Tranbjerg Church is a church in Aarhus, Denmark, situated in the suburb Tranbjerg 9 kilometers south-west of Aarhus city center on the old country road between Aarhus and Horsens. Tranbjerg Church is from the 1100s, erected as a typical Danish Romanesque village church. Later additions in the 15th century added a Gothic tower and porch. Tranbjerg Church is the only church in Tranbjerg pastorate and Parish with 7.414 members of the Church of Denmark living in Tranbjerg Parish on 1 January 2016. Tranbjerg Church is devoted to St. Ursula and the 11.000 virgin handmaidens.

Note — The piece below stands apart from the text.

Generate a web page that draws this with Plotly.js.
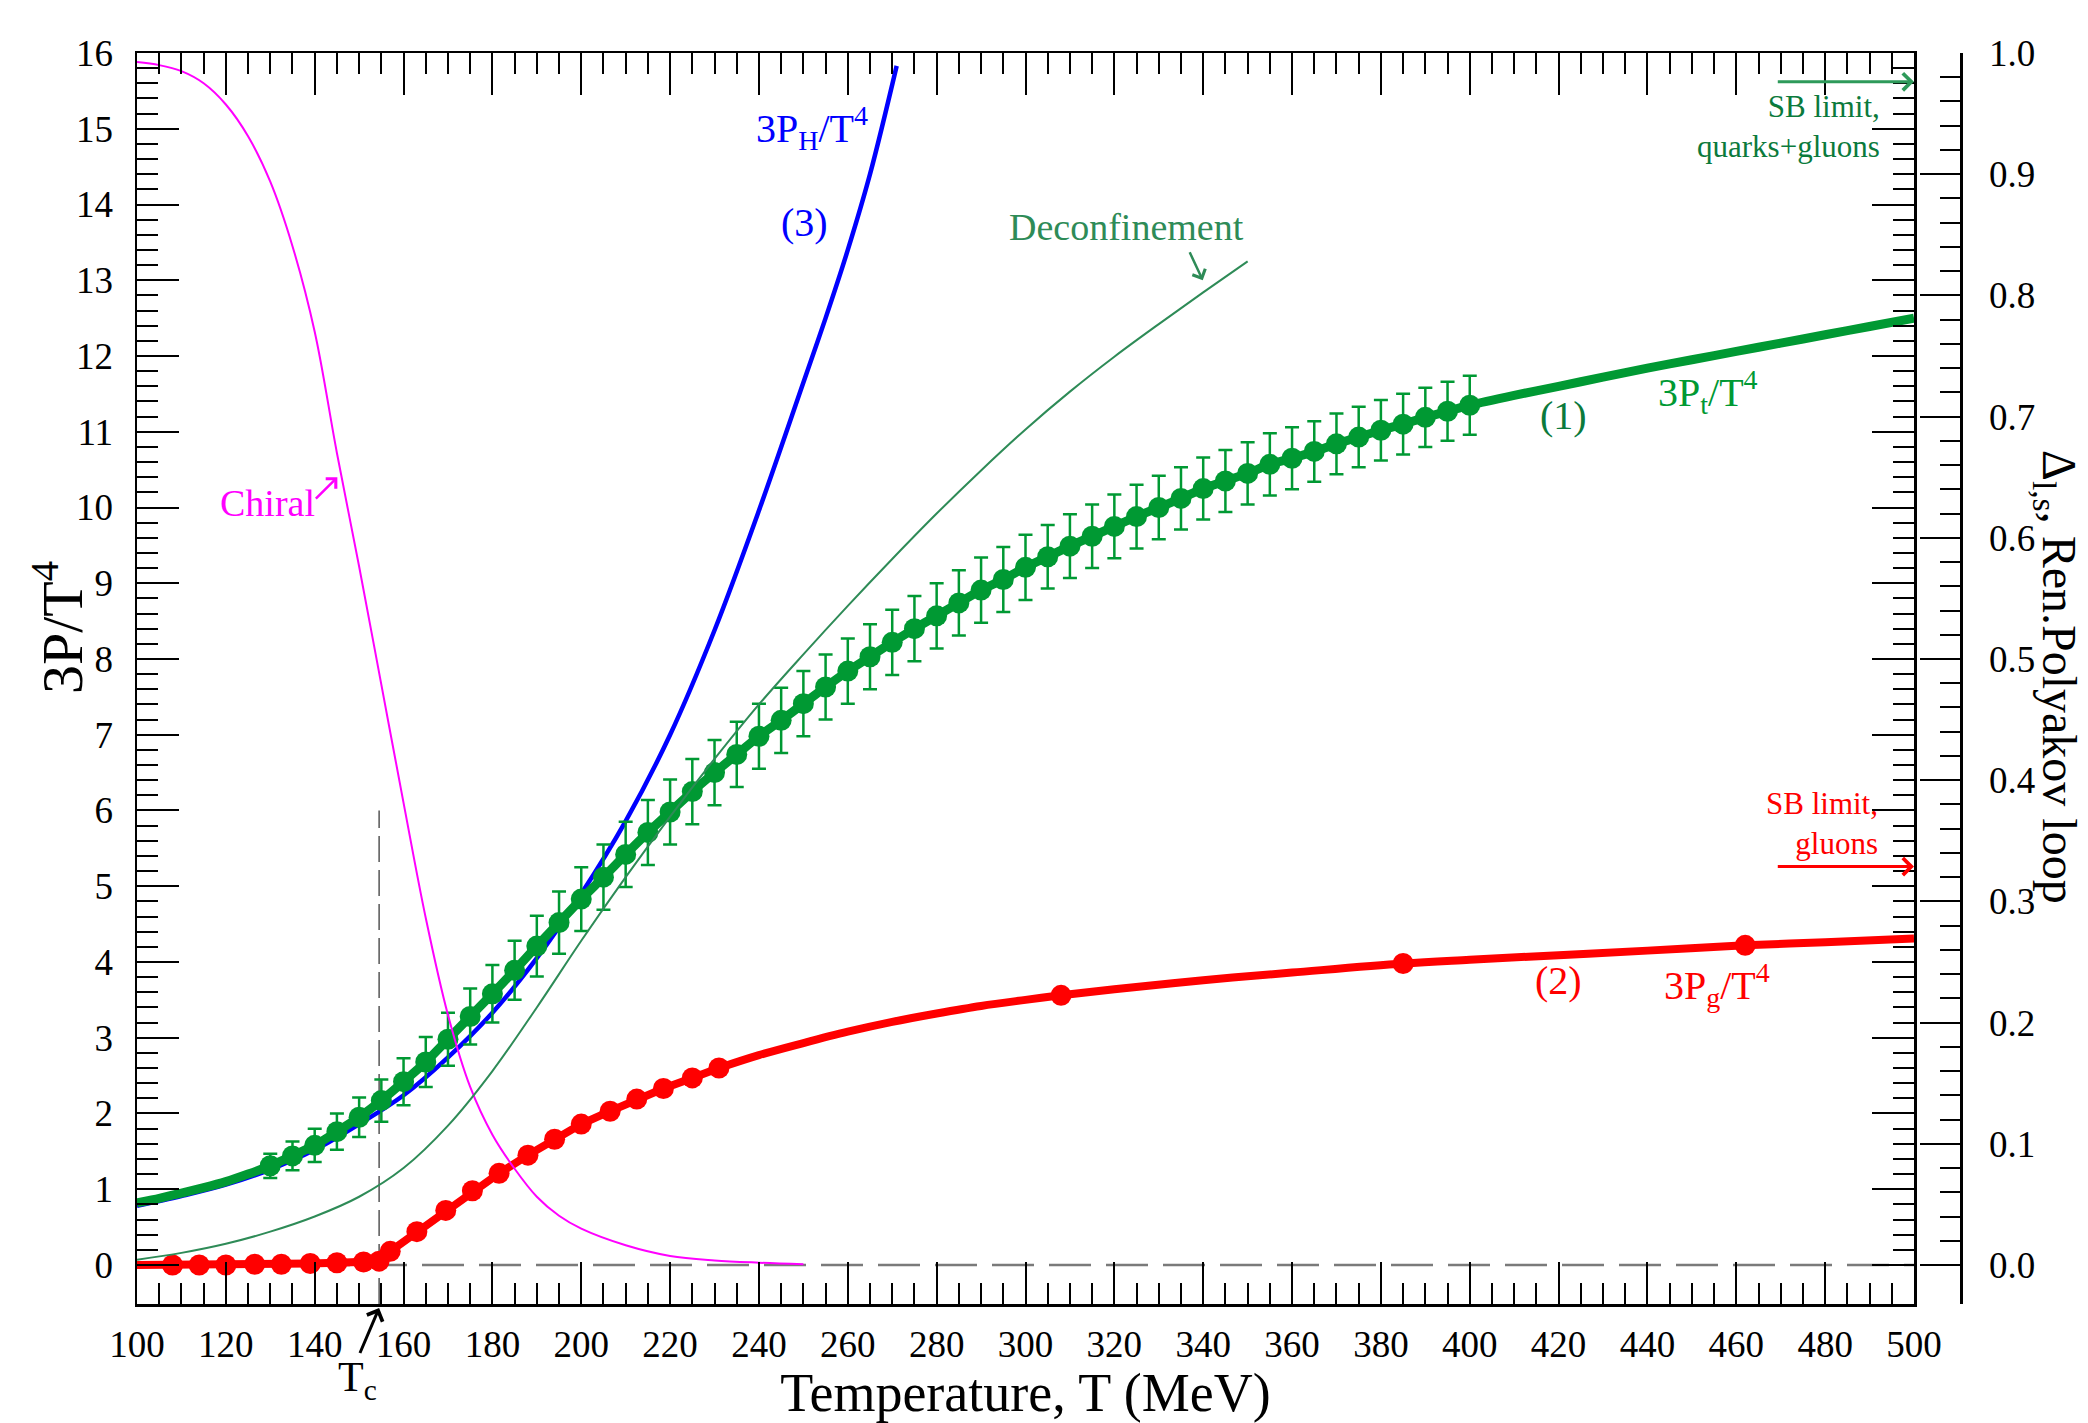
<!DOCTYPE html>
<html>
<head>
<meta charset="utf-8">
<script src="https://cdn.plot.ly/plotly-3.0.1.min.js"></script>
<style>html,body{margin:0;padding:0;background:#fff}</style>
</head>
<body>
<div id="chart" style="width:2088px;height:1423px"></div>
<script>
// ---------------- data ----------------
const Tc = 154.5;
// total pressure 3P_t/T^4 (lattice points with errors)
const T_pt = [130,135,140,145,150,155,160,165,170,175,180,185,190,195,200,205,210,215,220,225,230,235,240,245,250,255,260,265,270,275,280,285,290,295,300,305,310,315,320,325,330,335,340,345,350,355,360,365,370,375,380,385,390,395,400];
const P_pt = [1.31,1.44,1.58,1.76,1.95,2.17,2.42,2.68,2.98,3.28,3.58,3.89,4.21,4.52,4.83,5.12,5.42,5.71,5.98,6.25,6.50,6.74,6.98,7.19,7.41,7.63,7.84,8.03,8.22,8.40,8.57,8.74,8.91,9.05,9.21,9.35,9.49,9.62,9.75,9.88,10.00,10.12,10.25,10.35,10.45,10.57,10.65,10.74,10.84,10.93,11.02,11.10,11.19,11.27,11.35];
const E_pt = [0.16,0.19,0.22,0.24,0.26,0.28,0.31,0.33,0.35,0.37,0.38,0.39,0.40,0.41,0.42,
              0.43,0.43,0.43,0.43,0.43,0.43,0.43,0.43,0.43,0.43,0.43,0.43,0.43,0.43,0.43,0.43,0.43,0.43,0.43,0.43,
              0.42,0.42,0.42,0.42,0.42,0.42,
              0.41,0.41,0.41,0.41,0.41,0.41,
              0.40,0.40,0.40,0.40,0.40,
              0.39,0.39,0.39];
// smooth continuation of 3P_t/T^4 below and above the lattice points
const T_pt_low = [100,105,110,115,120,125];
const P_pt_low = [0.82,0.88,0.95,1.02,1.10,1.20];
const T_pt_high = [410,420,430,440,450,460,470,480,490,500];
const P_pt_high = [11.48,11.60,11.72,11.84,11.95,12.06,12.17,12.28,12.39,12.50];

// gluon pressure 3P_g/T^4
const T_pg_pts = [108,114,120,126.5,132.5,139,145,151,154.5,157,163,169.5,175.5,181.5,188,194,200,206.5,212.5,218.5,225,231,308,385,462];
const P_pg_pts = [0.00,0.00,0.00,0.01,0.01,0.02,0.03,0.04,0.05,0.18,0.44,0.72,0.98,1.21,1.45,1.66,1.86,2.03,2.19,2.33,2.47,2.60,3.56,3.98,4.22];
const T_pg_low = [100,108,114,120,126.5,132.5,139,145,151,154.5,157,163,169.5,175.5,181.5,188,194,200,206.5,212.5,218.5,225,231];
const P_pg_low = [0,0,0,0,0.01,0.01,0.02,0.03,0.04,0.05,0.18,0.44,0.72,0.98,1.21,1.45,1.66,1.86,2.03,2.19,2.33,2.47,2.60];
const T_pg_high = [231,240,250,260,270,280,290,300,308,320,340,360,385,400,420,440,462,480,500];
const P_pg_high = [2.60,2.77,2.93,3.08,3.21,3.32,3.42,3.50,3.56,3.64,3.76,3.86,3.98,4.03,4.09,4.15,4.22,4.26,4.31];

// hadron resonance gas 3P_H/T^4
const T_ph = [100,110,120,130,140,150,160,170,180,190,200,210,220,230,240,250,255,260,265,271];
const P_ph = [0.78,0.91,1.06,1.26,1.52,1.86,2.24,2.74,3.33,4.05,4.90,5.86,7.00,8.38,9.96,11.65,12.50,13.40,14.40,15.83];

// chiral order parameter Delta_{l,s} (right axis)
const T_chiral = [100,105,110,115,120,125,130,135,140,145,150,155,160,165,170,175,180,185,190,195,200,210,220,230,240,250];
const D_chiral = [0.9925,0.9900,0.9850,0.9750,0.9575,0.9313,0.8938,0.8406,0.7700,0.6700,0.5763,0.4788,0.3813,0.2863,0.2063,0.1469,0.1075,0.0794,0.0563,0.0406,0.0300,0.0163,0.0075,0.0038,0.0019,0.0006];

// renormalized Polyakov loop (right axis)
const T_loop = [100,110,120,130,140,150,160,170,180,190,200,210,220,230,240,250,260,270,280,290,300,310,320,330,340,350];
const L_loop = [0.0044,0.0100,0.0175,0.0275,0.0400,0.0563,0.0800,0.1150,0.1600,0.2125,0.2675,0.3200,0.3700,0.4175,0.4625,0.5038,0.5438,0.5825,0.6200,0.6556,0.6894,0.7206,0.7494,0.7763,0.8025,0.8281];

// Stefan-Boltzmann limits of 3P/T^4
const SB_qg = 15.62;
const SB_g = 5.26;

const xTicks = [100,120,140,160,180,200,220,240,260,280,300,320,340,360,380,400,420,440,460,480,500];

// ---------------- helpers ----------------
function steps(a, b, s) { const r = []; for (let v = a; v <= b + 1e-9; v += s) r.push(+v.toFixed(4)); return r; }
const FONT = 'Liberation Serif, Times New Roman, serif';
const GREEN = '#009933', DKGREEN = '#0b7a3c', SEAGREEN = '#2e8b57';

// ---------------- traces ----------------
const traces = [
  { x: T_chiral, y: D_chiral, yaxis: 'y2', mode: 'lines', line: { color: '#ff00ff', width: 2, shape: 'spline' } },
  { x: T_loop, y: L_loop, yaxis: 'y2', mode: 'lines', line: { color: SEAGREEN, width: 2, shape: 'spline' } },
  { x: T_ph, y: P_ph, mode: 'lines', line: { color: '#0000ff', width: 4.5, shape: 'spline' } },
  { x: T_pt_low.concat(T_pt, T_pt_high), y: P_pt_low.concat(P_pt, P_pt_high), mode: 'lines', line: { color: GREEN, width: 9, shape: 'spline', smoothing: 0.6 } },
  { x: T_pt, y: P_pt, mode: 'markers', marker: { color: GREEN, size: 21 },
    error_y: { type: 'data', array: E_pt, visible: true, color: GREEN, thickness: 2.5, width: 7 } },
  { x: T_pg_low, y: P_pg_low, mode: 'lines', line: { color: '#ff0000', width: 8 } },
  { x: T_pg_high, y: P_pg_high, mode: 'lines', line: { color: '#ff0000', width: 8, shape: 'spline' } },
  { x: T_pg_pts, y: P_pg_pts, mode: 'markers', marker: { color: '#ff0000', size: 21 } }
];

// ---------------- layout ----------------
const L = 137, R = 1961, TOP = 53, BOT = 1304;
const px = v => (v - L) / (R - L);
const py = v => (BOT - v) / (BOT - TOP);

function txt(text, x, y, color, size, extra) {
  return Object.assign({ text, x: px(x), y: py(y), xref: 'paper', yref: 'paper', showarrow: false,
    xanchor: 'center', yanchor: 'middle', font: { family: FONT, size, color } }, extra || {});
}
function arrow(x, y, ax, ay, color, extra) {
  return Object.assign({ text: ' ', x, y, xref: 'x', yref: 'y', ax, ay, showarrow: true,
    arrowhead: 4, arrowsize: 1.1, arrowwidth: 3, arrowcolor: color, standoff: 0, startstandoff: 0,
    font: { size: 1 } }, extra || {});
}

const annotations = [
  txt('3P<sub>H</sub>/T<sup>4</sup>', 812, 128, '#0000ff', 40),
  txt('(3)', 804, 223, '#0000ff', 40),
  txt('Deconfinement', 1126, 227, SEAGREEN, 38),
  txt('Chiral', 267, 503, '#ff00ff', 38),
  txt('3P<sub>t</sub>/T<sup>4</sup>', 1708, 392, GREEN, 40),
  txt('(1)', 1563, 416, DKGREEN, 40),
  txt('SB limit,<br>quarks+gluons', 1882, 126, DKGREEN, 31, { xanchor: 'right', align: 'right' }),
  txt('SB limit,<br>gluons', 1880, 824, '#ff0000', 31, { xanchor: 'right', align: 'right' }),
  txt('(2)', 1558, 980, '#ff0000', 40),
  txt('3P<sub>g</sub>/T<sup>4</sup>', 1717, 985, '#ff0000', 40),
  txt('T<sub>c</sub>', 357, 1380, '#000000', 42),
  // axis titles on the left and right
  txt('3P/T<sup>4</sup>', 58, 628, '#000000', 58, { textangle: -90 }),
  txt('Δ<sub>l,s</sub>, Ren.Polyakov loop', 2056, 677, '#000000', 48, { textangle: 90 }),
  // arrows
  arrow(500, SB_qg, 469, SB_qg, '#2e9a5a', { axref: 'x', ayref: 'y' }),
  arrow(500, SB_g, 469, SB_g, '#ff0000', { axref: 'x', ayref: 'y' }),
  arrow(Tc, py(1308), -20, 47, '#000000', { yref: 'paper' }),
  arrow(145.1, 10.40, -23, 23, '#ff00ff', { arrowwidth: 2.5 }),
  arrow(339.9, 13.0, -14, -30, SEAGREEN, { arrowwidth: 2.5 })
];

const shapes = [
  { type: 'line', xref: 'x', yref: 'y', x0: 100, x1: 500, y0: 0, y1: 0, layer: 'below',
    line: { color: '#7a7a7a', width: 2.5, dash: '42px,15px' } },
  { type: 'line', xref: 'x', yref: 'y', x0: Tc, x1: Tc, y0: -0.515, y1: 6, layer: 'below',
    line: { color: '#555555', width: 1.5, dash: '26px,8px' } }
];

const axCommon = {
  showgrid: false, zeroline: false, showline: true, linecolor: '#000', linewidth: 2.5,
  ticks: 'inside', tickcolor: '#000', tickwidth: 2,
  tickfont: { family: FONT, size: 37, color: '#000' }
};

const layout = {
  width: 2088, height: 1423, autosize: false,
  margin: { l: L, r: 2088 - R, t: TOP, b: 1423 - BOT, pad: 0 },
  paper_bgcolor: '#fff', plot_bgcolor: '#fff',
  showlegend: false, hovermode: false,
  font: { family: FONT, color: '#000' },
  xaxis: Object.assign({}, axCommon, {
    domain: [0, (1914 - L) / (R - L)], range: [100, 500],
    tickmode: 'array', tickvals: xTicks, ticktext: xTicks.map(String),
    ticklen: 42, mirror: 'ticks', ticklabelstandoff: 6,
    minor: { tickmode: 'array', tickvals: steps(100, 500, 5), ticks: 'inside', ticklen: 21, tickwidth: 2, tickcolor: '#000', showgrid: false },
    title: { text: 'Temperature, T (MeV)', font: { family: FONT, size: 54, color: '#000' }, standoff: 31 }
  }),
  yaxis: Object.assign({}, axCommon, {
    range: [-0.515, 16], tickmode: 'linear', tick0: 0, dtick: 1,
    ticklen: 42, mirror: 'ticks', ticklabelstandoff: 14,
    minor: { tickmode: 'array', tickvals: steps(0, 16, 0.2), ticks: 'inside', ticklen: 21, tickwidth: 2, tickcolor: '#000', showgrid: false }
  }),
  yaxis2: Object.assign({}, axCommon, {
    overlaying: 'y', side: 'right', anchor: 'free', position: 1,
    range: [-0.515 / 16, 1], tickmode: 'linear', tick0: 0, dtick: 0.1, tickformat: '.1f',
    ticklen: 40, ticklabelstandoff: 19,
    minor: { tickmode: 'array', tickvals: steps(0, 1, 0.02), ticks: 'inside', ticklen: 20, tickwidth: 2, tickcolor: '#000', showgrid: false }
  }),
  annotations, shapes
};

Plotly.newPlot('chart', traces, layout, { staticPlot: true, displayModeBar: false });
</script>
</body>
</html>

Tranbjerg Church is a Green Church (Grøn Kirke). Green Churches is a network of Danish churches dedicated to implement and further an environmentally friendly operation and climate actions in relation to the current climate crisis. The network agenda was launched by the National Council of Churches in Denmark (NCCD) in 2011.

== History ==
The church was originally a part of the Catholic church but it was confiscated by Danish crown after the Reformation. In 1687 the crown gave Tranbjerg Church to baron Constantin Marselis as payment for debts incurred during the Swedish Wars. When Constantin Marselis died the church was inherited by his widow Elisbeth Charisius in 1699 who made it a part of the estate of the manor Constantinsborg. In 1799 the church was sold on auction to the church parishioners. Tranbjerg Church is today a part of the Church of Denmark.

== Architecture ==
The original part of the church, the chancel and nave, probably dates from the latter half of the 12th century and is constructed of split and rough granite boulders. Ashlar is used at the windows, doors and the corners of the building. Some time in the Late Middle Ages the tower and porch was added and the flat, wooden ceiling was replaced by a groin vault. The altar tablet from the 1400s feature a depiction of St. Ursula along with Virgin Mary, the Jesus child and John the Apostle. The pulpit is from 1675-1700 and was renovated in 1998.